Quando tutto finiva e la trebbia partiva trascinata verso un altro podere inevitabilmente venivo preso dalla tristezza, ma in quanto bimbo mi passava molto velocemente. Mentre mamma mi infilava in una tinozza piena di acqua per lavarmi via tutta la lolla e la polvere che mi era rimasta addosso.

Quando si arrivava a settembre mio zio, che non andava a caccia ma che teneva un tronchetto cal. 16 ad una canna per difesa (mai c’era stata l’occasione di usarlo per tale scopo), per farmi contento si metteva a sparare ai passeri nel cipresso di fronte alla finestra di camera sua. Stavamo fermi a sedere davanti alla finestra e quando un passero si infilava nel cipresso zio sparava, ma considerando che il cipresso è molto fitto e anche il fatto che probabilmente non aveva una grande mira, quando arrivavo sotto il cipresso trovavo quasi sempre solo qualche coccola e un po’ di foglie.

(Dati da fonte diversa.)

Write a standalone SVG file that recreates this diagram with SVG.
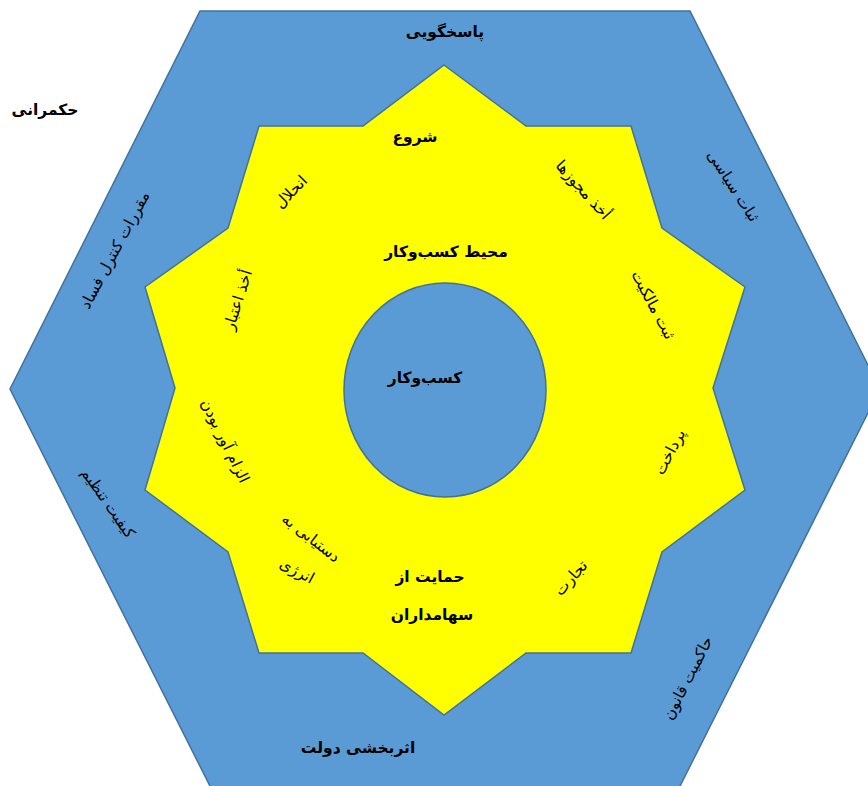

Una volta mi presi una bella paura, erano tutti a lavorare nei campi, così entrai in camera di zio, aprii la finestra e verificato che nel cipresso c’era qualche uccello presi il fucile e lo caricai. Non so come, ma appena lo chiusi partì la fucilata. Per pura fortuna centrai la finestra aperta. Così tutto tremante rimisi tutto a posto e me ne andai a giro per le campagne, con il terrore che qualcuno avesse sentito la fucilata. Quando tornai a casa nessuno mi chiese niente e mi tranquillizzai. Solo dopo qualche anno quando ero ben più grande mio zio, sorprendendomi, mi parlò della cosa. Si era accorto di tutto, ma mi voleva troppo bene e non aveva detto niente.
E’ certo che non toccai più un fucile se non in presenza di babbo o di zio.